I have not read the work of Nikky Finney, but I loved her moving speech at the National Book Awards and I loved reading her piece yesterday in The Huffington Post Book section:
I have decided that when I hear another fine Black woman fallaciously referred to as an angry Black woman during Black History Month this year, that I will stop whatever I am in the middle of and meditate on my personal list of other Black women who had great regard for their bare arms: Harriet Tubman, Sojourner Truth, Ida B. Wells Barnett, Barbara Jordan, Modjeska Monteith Simkins, Lorraine Hansberry, Beulah Butler Davenport (grandmother), Frances Davenport Finney (mother), as well as the fierce line of great aunts: Otelia, Nanny, Mary, Bertha. Here on these sacred black winged things, I will zoom and linger for the duration. Black amber, caramel, elegant, muscular, long, pillow-like, black bare arms akimboed at the hip or side. American history has not acknowledged the black arms of Black women. But Black History knows the arms of Black women very well.
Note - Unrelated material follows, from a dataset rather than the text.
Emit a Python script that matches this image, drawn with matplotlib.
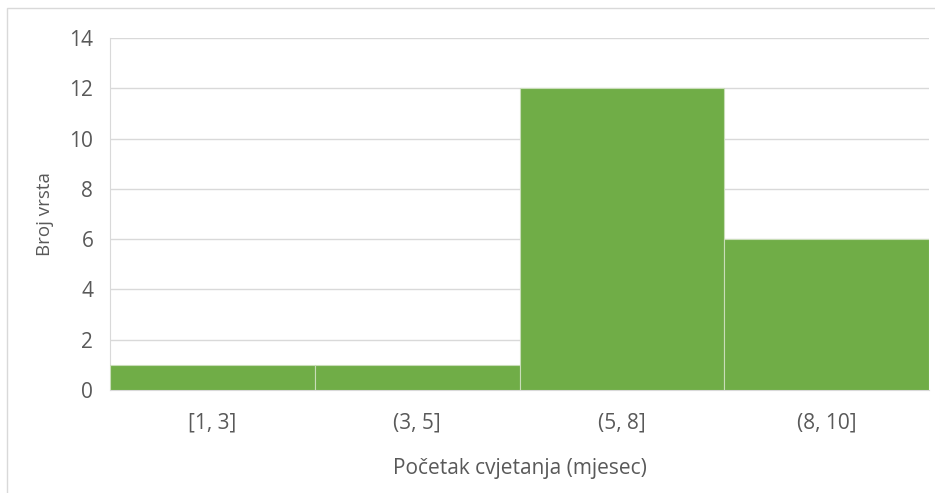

Black arms on Black women are valuable apparatuses: for escaping, pointing to North Star freedom; recruiting Black troops for the Union Army; penciling notions of women’s suffrage; documenting, detailing the horrors of lynching (circa 1892), and thereby inventing investigative journalism in America; pecking out, scene by scene, manual typewriter blazing the timeless A Raisin In The Sun. Brave black arms assist in the raising of a historical hand. Remember that day in the House of Representatives, 1972, ‘the Inquisitor’ she called herself at the impeachment hearings for President Richard Nixon. Bare black arms show up like early travel signage of American history: STOP– GO – TURN HERE. To make a young country stronger, better, more just.
The whole thing is a great prose poem that I highly recommend. I’m grateful that it was the first thing I read during Black History Month, which I typically have mixed feelings about. This year, I’m reading a review copy of Baratunde Thurston’s How To Be Black and meditating on single black women throughout history who have inspired me to continue doing my work. On my long list of things to read is Nikky Finney’s work.